Would you recognise the people we would become?
With the aliens came other strange multi-legged creatures which Aliens capture and keep and kill as part of their celebrations and weird ritual sacrifices. As well as these strange creatures come alien pests. These have no fear, no enemies and plenty of food now humans have been nearly eradicated.
Then, after many generations, the aliens become more settled and find the handful of humans a strange curiosity. Humans are a reminder of the ancient Earth as it was when they first colonised it. The aliens become sentimental about the ancient world before it was conquered. They have a romantic notion about how the human world was before aliens arrived. They miss all the hunting and killing and destruction.
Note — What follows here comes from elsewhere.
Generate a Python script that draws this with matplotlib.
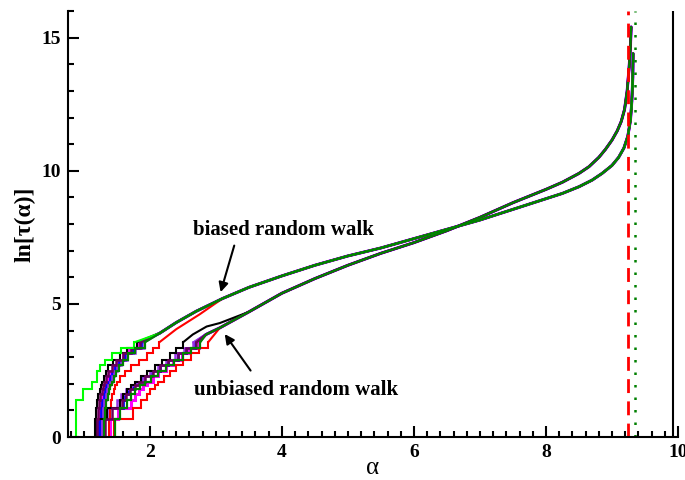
import matplotlib
matplotlib.use("Agg")
import matplotlib.pyplot as plt
from matplotlib.ticker import MultipleLocator

plt.rcParams['font.family'] = 'serif'
plt.rcParams['font.serif'] = ['Liberation Serif', 'DejaVu Serif']

# discrete ln(tau) levels of the staircase part
step_levels = [0, 0.69, 1.10, 1.39, 1.61, 1.79, 1.95, 2.08, 2.30, 2.48, 2.70, 2.90, 3.15, 3.35, 3.55]

# biased random walk: alpha at which each level is reached
b_lime    = [0.88, 0.88, 0.88, 0.88, 0.99, 0.99, 1.12, 1.12, 1.20, 1.20, 1.24, 1.32, 1.42, 1.57, 1.76]
b_black   = [1.17, 1.17, 1.18, 1.20, 1.22, 1.24, 1.26, 1.28, 1.30, 1.33, 1.37, 1.44, 1.55, 1.66, 1.80]
b_purple  = [1.20, 1.20, 1.21, 1.23, 1.25, 1.27, 1.29, 1.31, 1.34, 1.37, 1.42, 1.49, 1.59, 1.71, 1.85]
b_magenta = [1.23, 1.23, 1.24, 1.26, 1.28, 1.30, 1.32, 1.34, 1.36, 1.39, 1.44, 1.50, 1.59, 1.69, 1.83]
b_blue    = [1.25, 1.25, 1.26, 1.28, 1.30, 1.32, 1.34, 1.36, 1.39, 1.42, 1.47, 1.54, 1.63, 1.74, 1.87]
b_violet  = [1.28, 1.28, 1.29, 1.31, 1.33, 1.35, 1.37, 1.39, 1.42, 1.45, 1.50, 1.57, 1.66, 1.77, 1.91]
b_green   = [1.31, 1.31, 1.32, 1.34, 1.36, 1.38, 1.40, 1.42, 1.45, 1.48, 1.53, 1.59, 1.67, 1.78, 1.92]
b_red     = [1.38, 1.38, 1.39, 1.41, 1.43, 1.45, 1.47, 1.50, 1.55, 1.63, 1.72, 1.84, 1.95, 2.04, 2.14]
b_red_mid_a = [2.40, 2.75]
b_red_mid_y = [4.05, 4.60]

# unbiased random walk
ub_black   = [1.20, 1.20, 1.35, 1.55, 1.60, 1.66, 1.72, 1.77, 1.86, 1.96, 2.08, 2.18, 2.30, 2.40, 2.50]
ub_black_mid_a = [2.65, 2.86, 3.06]
ub_black_mid_y = [3.85, 4.15, 4.28]
ub_blue    = [1.22, 1.22, 1.30, 1.60, 1.62, 1.67, 1.74, 1.80, 1.90, 2.02, 2.16, 2.28, 2.42, 2.55, 2.68]
ub_violet  = [1.27, 1.27, 1.35, 1.50, 1.57, 1.64, 1.72, 1.80, 1.90, 2.00, 2.12, 2.24, 2.38, 2.52, 2.66]
ub_purple  = [1.32, 1.32, 1.42, 1.58, 1.64, 1.70, 1.77, 1.83, 1.93, 2.04, 2.16, 2.28, 2.42, 2.55, 2.70]
ub_magenta = [1.40, 1.40, 1.52, 1.72, 1.78, 1.84, 1.90, 1.96, 2.04, 2.13, 2.24, 2.35, 2.48, 2.60, 2.74]
ub_green   = [1.47, 1.47, 1.55, 1.66, 1.72, 1.78, 1.85, 1.92, 2.02, 2.12, 2.24, 2.36, 2.50, 2.62, 2.76]
ub_red     = [1.45, 1.45, 1.74, 1.87, 1.95, 2.00, 2.08, 2.13, 2.22, 2.30, 2.40, 2.50, 2.62, 2.75, 2.88]

# smooth upper parts shared by each group
b_tail_a = [2.15, 2.40, 2.70, 3.10, 3.50, 4.00, 4.50, 5.00, 5.50, 6.00, 6.50, 7.00, 7.50, 8.00,
            8.25, 8.50, 8.70, 8.85, 9.00, 9.10, 9.18, 9.24, 9.28, 9.30, 9.315, 9.32]
b_tail_y = [3.90, 4.30, 4.72, 5.20, 5.62, 6.05, 6.45, 6.80, 7.10, 7.45, 7.80, 8.15, 8.55, 8.95,
            9.15, 9.40, 9.65, 9.90, 10.20, 10.50, 10.85, 11.30, 11.90, 12.60, 13.50, 14.40]
ub_tail_a = [2.85, 3.06, 3.50, 4.00, 4.50, 5.00, 5.50, 6.00, 6.50, 7.00, 7.50, 8.00, 8.25, 8.50,
             8.65, 8.80, 8.90, 9.00, 9.08, 9.14, 9.19, 9.23, 9.26, 9.28, 9.29]
ub_tail_y = [3.85, 4.10, 4.70, 5.40, 5.95, 6.45, 6.90, 7.30, 7.75, 8.25, 8.80, 9.30, 9.57, 9.90,
             10.15, 10.50, 10.80, 11.15, 11.50, 11.85, 12.30, 13.00, 13.90, 14.70, 15.40]

# reference lines
alpha_dashed = 9.24
alpha_dotted = 9.35
alpha_solid = 9.92

fig = plt.figure(figsize=(6.85, 4.8), dpi=100)
ax = fig.add_axes([68/685, 43/480, 610/685, 426/480])


def draw(steps, tail_a, tail_y, color, lw, mid_a=(), mid_y=()):
    ax.plot(steps, step_levels, drawstyle='steps-post', color=color, lw=lw,
            solid_joinstyle='miter')
    xs = [steps[-1]] + list(mid_a)
    ys = [step_levels[-1]] + list(mid_y)
    last = xs[-1]
    for a, y in zip(tail_a, tail_y):
        if a > last:
            xs.append(a)
            ys.append(y)
    ax.plot(xs, ys, color=color, lw=lw, solid_capstyle='round', solid_joinstyle='round')


series = [
    ('#ff00ff', 2.2, b_magenta, ub_magenta, (), (), (), ()),
    ('#0000ff', 2.0, b_blue, ub_blue, (), (), (), ()),
    ('#9932e6', 1.8, b_violet, ub_violet, (), (), (), ()),
    ('#ff0000', 1.5, b_red, ub_red, b_red_mid_a, b_red_mid_y, (), ()),
    ('#000000', 1.5, b_black, ub_black, (), (), ub_black_mid_a, ub_black_mid_y),
    ('#6b005a', 1.8, b_purple, ub_purple, (), (), (), ()),
    ('#00ff00', 1.5, b_lime, None, (), (), (), ()),
    ('#008000', 1.6, b_green, ub_green, (), (), (), ()),
]
for color, lw, bs, us, bma, bmy, uma, umy in series:
    draw(bs, b_tail_a, b_tail_y, color, lw, bma, bmy)
    if us is not None:
        draw(us, ub_tail_a, ub_tail_y, color, lw, uma, umy)

ax.axvline(alpha_dashed, color='#ff0000', lw=2.0, ls=(0, (5, 3)))
ax.axvline(alpha_dotted, color='#008000', lw=1.8, ls=(0, (1, 4)))
ax.axvline(alpha_solid, color='black', lw=1.5)

ax.set_xlim(0.76, 10.0)
ax.set_ylim(0, 16)
ax.xaxis.set_major_locator(MultipleLocator(2))
ax.xaxis.set_minor_locator(MultipleLocator(0.2))
ax.yaxis.set_major_locator(MultipleLocator(5))
ax.yaxis.set_minor_locator(MultipleLocator(1))
ax.tick_params(which='both', direction='in', width=1.5, top=False, right=False)
ax.tick_params(which='major', length=8, labelsize=14, pad=5)
ax.tick_params(which='minor', length=4)
for lab in ax.get_xticklabels() + ax.get_yticklabels():
    lab.set_fontweight('bold')
for s in ['top', 'right']:
    ax.spines[s].set_visible(False)
for s in ['left', 'bottom']:
    ax.spines[s].set_linewidth(1.5)

ax.set_xlabel('α', fontsize=18, labelpad=-3)
ax.set_ylabel('ln[τ(α)]', fontsize=17, fontweight='bold', labelpad=4)

ax.text(4.02, 7.78, 'biased random walk', fontsize=15, fontweight='bold',
        ha='center', va='center')
ax.text(4.21, 1.77, 'unbiased random walk', fontsize=15, fontweight='bold',
        ha='center', va='center')
ax.annotate('', xy=(3.06, 5.34), xytext=(3.29, 7.29),
            arrowprops=dict(arrowstyle='-|>', color='black', lw=1.5, mutation_scale=14))
ax.annotate('', xy=(3.11, 3.95), xytext=(3.55, 2.41),
            arrowprops=dict(arrowstyle='-|>', color='black', lw=1.5, mutation_scale=14))

fig.savefig('out.png', dpi=100)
Some Aliens even feel that killing humans might have been a mistake and it’s no longer socially acceptable to have displays of human heads on their living room wall.
There’s nowhere else for them to conquer.
Then, one day, a young human child is tempted out of the family cave by hunger and takes food from an Alien. It causes a sensation. So close to a wild human! The human, let’s call him Adam, although the rich language humans used to have has been destroyed and replaced with some basic warnings and hunting calls and a few fireside myths about a golden age before the Aliens came. Adam is the talk of the aliens. A tame human! Fed by hand! Some want it killed and his home and relatives destroyed. Humans are pests and vermin, remember?
Humans become valued and prized by the aliens. They are treated as a rarity, a curiosity and trips are organised to see them, not to hunt and kill them but to photograph them and interact with them. Aliens can have greater prestige from removing their cultured food animals and crops and building imitation human villages with artificial food and clean water.
That’s our relationship with nature; and we are the alien species. We have, over centuries, killed the majority of our wildlife and with our wildlife our wilder life has disappeared with it. What is left is a sorry remnant of what it used to be. Paranoid, anxious, crippled by mistrust and ready to flee at the slightest sign of danger.
Birds don’t know what a gun is, yet all those who remain, react when a certain shape that we would recognise as human raises something we would recognise as a gun. I raise my camera to take a photograph of a Hooded Crow. It flies away.